## YOUR OBJECTIVE
Whenever a line contains the string "this", copy it out of the entries.

## RAW RECORDS

--- Start ---

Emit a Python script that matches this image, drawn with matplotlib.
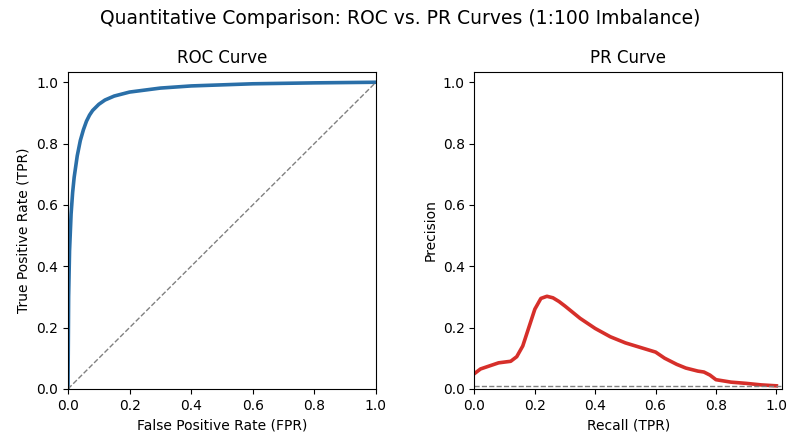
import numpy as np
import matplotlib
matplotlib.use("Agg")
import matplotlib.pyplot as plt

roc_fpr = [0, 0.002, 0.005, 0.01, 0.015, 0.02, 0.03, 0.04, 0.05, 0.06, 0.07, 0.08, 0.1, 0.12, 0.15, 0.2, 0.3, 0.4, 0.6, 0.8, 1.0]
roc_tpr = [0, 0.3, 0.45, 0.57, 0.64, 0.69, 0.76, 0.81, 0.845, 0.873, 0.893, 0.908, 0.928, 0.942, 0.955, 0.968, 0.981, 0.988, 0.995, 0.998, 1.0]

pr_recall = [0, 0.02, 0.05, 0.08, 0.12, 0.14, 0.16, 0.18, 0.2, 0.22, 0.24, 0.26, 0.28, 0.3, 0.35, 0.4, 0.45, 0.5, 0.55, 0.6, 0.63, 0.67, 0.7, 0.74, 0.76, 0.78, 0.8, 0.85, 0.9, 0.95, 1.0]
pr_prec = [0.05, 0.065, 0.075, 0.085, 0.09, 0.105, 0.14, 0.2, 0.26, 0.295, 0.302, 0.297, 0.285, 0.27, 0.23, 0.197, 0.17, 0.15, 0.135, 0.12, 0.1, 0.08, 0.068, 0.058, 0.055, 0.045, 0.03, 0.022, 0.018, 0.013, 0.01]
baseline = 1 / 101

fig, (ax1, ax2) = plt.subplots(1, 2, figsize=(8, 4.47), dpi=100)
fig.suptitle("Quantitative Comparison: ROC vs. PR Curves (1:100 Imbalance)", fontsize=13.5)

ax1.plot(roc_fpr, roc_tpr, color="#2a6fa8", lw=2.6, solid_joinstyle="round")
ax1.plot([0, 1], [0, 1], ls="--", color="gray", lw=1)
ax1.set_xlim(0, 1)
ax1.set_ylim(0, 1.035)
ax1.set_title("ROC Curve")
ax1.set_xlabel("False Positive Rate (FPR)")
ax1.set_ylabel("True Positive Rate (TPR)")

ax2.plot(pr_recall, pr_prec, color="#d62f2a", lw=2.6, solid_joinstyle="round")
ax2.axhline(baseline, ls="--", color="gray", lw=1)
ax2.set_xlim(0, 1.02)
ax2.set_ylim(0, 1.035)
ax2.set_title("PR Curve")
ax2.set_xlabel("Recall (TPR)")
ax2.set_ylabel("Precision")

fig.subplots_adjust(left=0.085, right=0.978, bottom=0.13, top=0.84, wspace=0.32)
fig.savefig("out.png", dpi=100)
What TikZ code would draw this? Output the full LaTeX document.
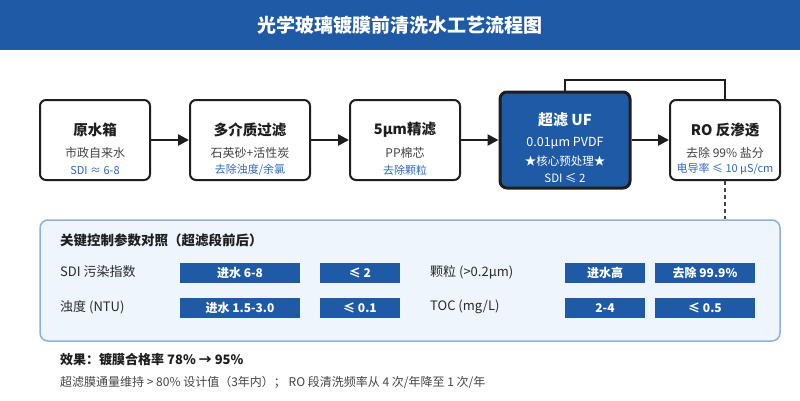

--- End ---

## RESULT
Emit a Python script that matches this image, drawn with matplotlib.
What TikZ code would draw this? Output the full LaTeX document.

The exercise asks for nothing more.